3 Takeaways From Twitter's First NFL Stream

Twitter Inc TWTR is trading up about 4 percent Friday on the heels of its first Thursday Night Football stream. Based on initial reaction, it appears Wall Street and Main Street are in agreement that Twitter's foray into live TV was a rousing success.

One of the biggest questions ahead of the game was about the stream itself. How would it look? Would it be hard to find? Would it freeze often? Turns out, none of the above. Watching the game on Twitter was arguably more convenient than turning on the TV and finding the channel. Watching on your phone or tablet, all you had to do was open the app and go to the Moments page to find it -- a three-click process.

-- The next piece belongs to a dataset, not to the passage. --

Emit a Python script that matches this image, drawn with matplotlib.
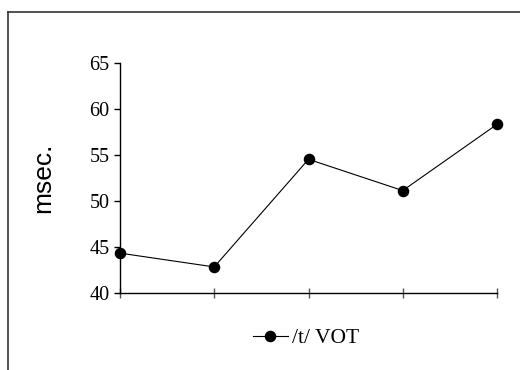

And with the exception of a couple of hiccups, the stream quality was great. It felt like watching a regular broadcast. There are still a couple of kinks to work out (I had a little trouble starting the stream for the first time, but none on any of the restarts), but otherwise the stream was about as good as it could have been.

Related Link: Twitter Could Be Going All-In On Live Streaming

It was very easy to ignore advertisements.

This may not bode well for brands. As a consumer, I'm always looking for ways to dodge ads, and this was especially easy on Twitter. By simply putting my phone down or switching to my own timeline, not only didn't I hear the ads, I didn't see them either. When my timeline told me the game was back, I just clicked back to the game.

With TV it's easier to absorb ads by osmosis, but I had a 99 percent ad-free experience on Twitter.

Watching the stream genuinely felt like a new experience.

Streaming games on mobile isn't a new concept. Neither is following a game on Twitter. But combining the two created a whole new experience.

Discussions about the "second screen" experience have been around the block several times now, but merging the real-time discussion with the game itself may have brought us back to the single screen. Some users complained about being forced to watch the game on the same screen as Twitter's main feed instead of their own curated pages of only the people they follow, but that seems like a minor fix.

Twitter got the most important thing right.

The success of Thursday night can hardly be understated from Twitter's standpoint. While its struggles on Wall Street have been well-documented, the fact that users seem genuinely excited about the resulting product, not to mention that Twitter got the games at a huge discount, could be just the shot in the arm it needed.

Other media properties are already jumping on the bandwagon, with Time Inc TIME's Sports Illustrated announcing on Thursday that Twitter's stream will also be available on a variety of their sites.

Now we just need to wait for viewership stats.